*TASK DETAILS:*
In the material below, find every line with "this" and pull it out.

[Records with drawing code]
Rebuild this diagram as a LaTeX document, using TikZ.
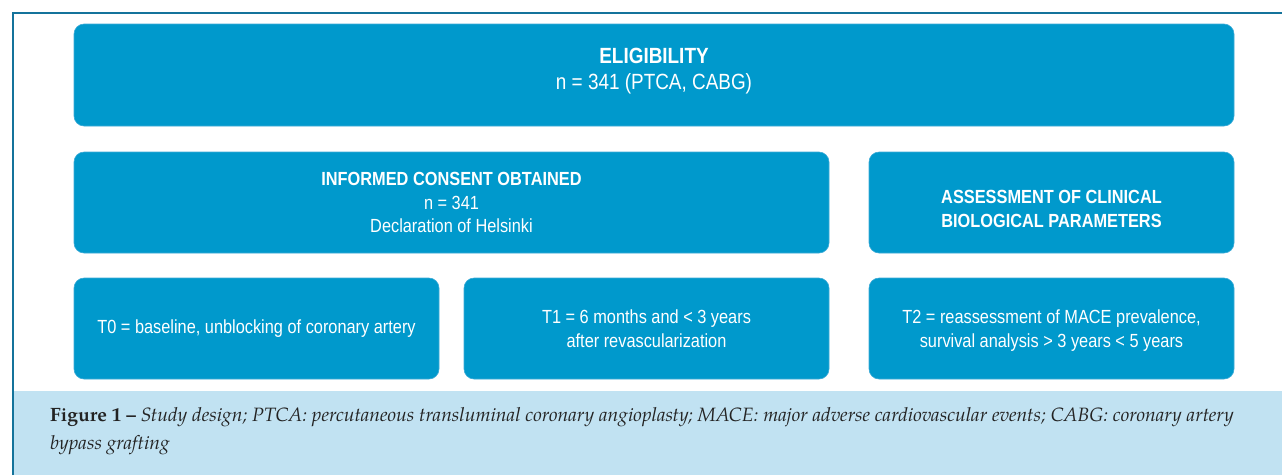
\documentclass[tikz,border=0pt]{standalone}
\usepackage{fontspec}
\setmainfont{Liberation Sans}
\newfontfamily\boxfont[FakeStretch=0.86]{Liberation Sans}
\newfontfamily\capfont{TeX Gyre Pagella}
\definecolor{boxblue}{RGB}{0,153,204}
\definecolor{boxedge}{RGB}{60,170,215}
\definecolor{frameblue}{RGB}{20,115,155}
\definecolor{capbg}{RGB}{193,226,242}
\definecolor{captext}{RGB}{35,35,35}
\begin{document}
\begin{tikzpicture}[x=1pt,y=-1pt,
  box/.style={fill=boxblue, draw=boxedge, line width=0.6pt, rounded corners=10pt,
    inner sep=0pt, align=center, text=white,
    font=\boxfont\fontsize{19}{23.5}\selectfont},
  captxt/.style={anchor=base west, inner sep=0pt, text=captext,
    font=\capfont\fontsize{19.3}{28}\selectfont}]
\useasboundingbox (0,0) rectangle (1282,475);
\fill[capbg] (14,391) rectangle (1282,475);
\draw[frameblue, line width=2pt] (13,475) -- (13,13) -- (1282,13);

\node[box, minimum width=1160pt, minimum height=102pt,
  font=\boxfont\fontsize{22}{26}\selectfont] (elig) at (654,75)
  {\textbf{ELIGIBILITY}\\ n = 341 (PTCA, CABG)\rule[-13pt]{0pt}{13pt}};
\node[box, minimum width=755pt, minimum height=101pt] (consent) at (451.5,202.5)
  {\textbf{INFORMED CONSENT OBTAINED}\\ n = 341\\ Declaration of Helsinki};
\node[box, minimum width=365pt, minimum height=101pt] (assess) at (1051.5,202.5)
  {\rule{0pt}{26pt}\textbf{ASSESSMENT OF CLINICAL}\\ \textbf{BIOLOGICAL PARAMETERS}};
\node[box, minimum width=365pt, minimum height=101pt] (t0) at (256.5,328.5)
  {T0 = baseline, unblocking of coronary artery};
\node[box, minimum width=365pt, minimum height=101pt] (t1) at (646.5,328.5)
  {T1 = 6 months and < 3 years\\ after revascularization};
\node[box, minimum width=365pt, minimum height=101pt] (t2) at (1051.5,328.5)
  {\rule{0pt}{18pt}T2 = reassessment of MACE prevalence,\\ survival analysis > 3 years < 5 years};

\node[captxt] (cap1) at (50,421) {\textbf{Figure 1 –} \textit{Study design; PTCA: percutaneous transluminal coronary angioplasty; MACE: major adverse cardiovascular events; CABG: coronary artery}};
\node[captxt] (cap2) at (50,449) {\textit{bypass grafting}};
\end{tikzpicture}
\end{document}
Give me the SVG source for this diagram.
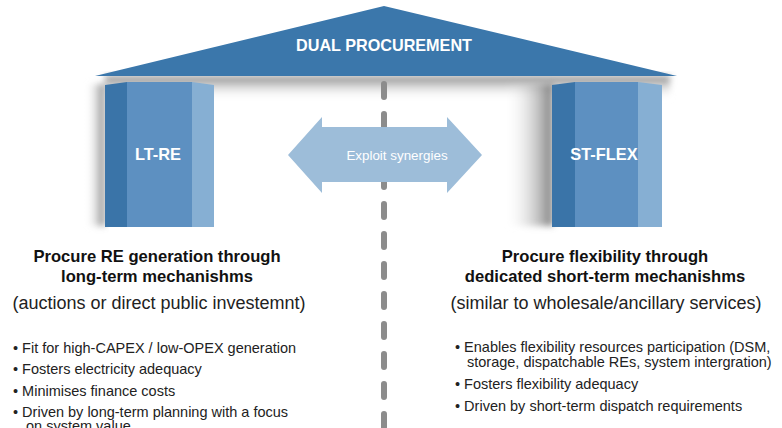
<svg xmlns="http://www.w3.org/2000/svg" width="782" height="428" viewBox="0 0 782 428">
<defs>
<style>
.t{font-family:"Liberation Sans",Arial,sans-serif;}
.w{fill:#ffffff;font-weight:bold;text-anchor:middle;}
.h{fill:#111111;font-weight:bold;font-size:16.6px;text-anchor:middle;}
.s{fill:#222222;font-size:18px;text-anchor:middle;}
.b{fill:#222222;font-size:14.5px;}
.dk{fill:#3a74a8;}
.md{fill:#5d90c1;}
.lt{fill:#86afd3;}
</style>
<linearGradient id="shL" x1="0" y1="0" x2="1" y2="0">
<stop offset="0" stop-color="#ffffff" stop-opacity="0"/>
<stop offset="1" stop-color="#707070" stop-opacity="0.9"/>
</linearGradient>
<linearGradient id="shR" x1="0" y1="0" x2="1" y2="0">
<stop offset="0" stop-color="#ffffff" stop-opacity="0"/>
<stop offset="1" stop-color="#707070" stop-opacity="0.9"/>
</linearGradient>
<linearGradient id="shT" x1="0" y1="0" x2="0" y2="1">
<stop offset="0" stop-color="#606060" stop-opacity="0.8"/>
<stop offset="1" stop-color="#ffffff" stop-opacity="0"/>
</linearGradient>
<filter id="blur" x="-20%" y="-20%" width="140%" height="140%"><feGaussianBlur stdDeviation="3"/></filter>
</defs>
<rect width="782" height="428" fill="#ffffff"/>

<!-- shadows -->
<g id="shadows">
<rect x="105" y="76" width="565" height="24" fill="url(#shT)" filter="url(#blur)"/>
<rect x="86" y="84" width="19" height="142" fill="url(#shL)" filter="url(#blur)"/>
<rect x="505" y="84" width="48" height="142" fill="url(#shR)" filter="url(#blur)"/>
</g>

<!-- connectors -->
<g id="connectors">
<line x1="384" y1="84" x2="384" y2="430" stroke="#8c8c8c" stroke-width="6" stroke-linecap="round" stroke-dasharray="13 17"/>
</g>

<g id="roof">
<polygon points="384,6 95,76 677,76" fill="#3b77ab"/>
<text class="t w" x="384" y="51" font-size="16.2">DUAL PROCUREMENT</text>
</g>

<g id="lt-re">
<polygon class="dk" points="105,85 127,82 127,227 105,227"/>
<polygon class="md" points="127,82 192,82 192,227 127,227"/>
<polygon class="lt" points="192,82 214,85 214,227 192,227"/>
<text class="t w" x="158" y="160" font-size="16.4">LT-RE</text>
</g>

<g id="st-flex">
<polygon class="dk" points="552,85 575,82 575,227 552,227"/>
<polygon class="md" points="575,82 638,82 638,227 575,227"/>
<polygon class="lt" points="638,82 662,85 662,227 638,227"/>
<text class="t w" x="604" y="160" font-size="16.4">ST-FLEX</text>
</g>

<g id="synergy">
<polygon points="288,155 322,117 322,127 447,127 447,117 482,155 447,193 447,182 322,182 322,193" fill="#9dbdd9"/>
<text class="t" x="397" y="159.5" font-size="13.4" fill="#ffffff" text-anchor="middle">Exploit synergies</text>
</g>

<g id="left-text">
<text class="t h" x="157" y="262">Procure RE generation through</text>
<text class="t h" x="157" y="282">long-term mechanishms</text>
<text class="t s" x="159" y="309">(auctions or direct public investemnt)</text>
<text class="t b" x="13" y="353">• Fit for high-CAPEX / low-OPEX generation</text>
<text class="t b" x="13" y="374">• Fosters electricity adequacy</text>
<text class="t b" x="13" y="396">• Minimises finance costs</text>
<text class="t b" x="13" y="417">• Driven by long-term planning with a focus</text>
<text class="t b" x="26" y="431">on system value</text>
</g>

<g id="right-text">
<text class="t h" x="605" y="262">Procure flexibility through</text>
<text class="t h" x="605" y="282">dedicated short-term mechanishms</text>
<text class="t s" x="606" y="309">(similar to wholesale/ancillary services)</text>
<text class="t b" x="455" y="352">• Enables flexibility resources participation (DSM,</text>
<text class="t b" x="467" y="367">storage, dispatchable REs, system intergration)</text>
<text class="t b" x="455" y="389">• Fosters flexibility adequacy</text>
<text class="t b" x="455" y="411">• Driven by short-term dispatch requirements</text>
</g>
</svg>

*FINISHED EXERCISE:*
Rebuild this diagram as a LaTeX document, using TikZ.
Give me the SVG source for this diagram.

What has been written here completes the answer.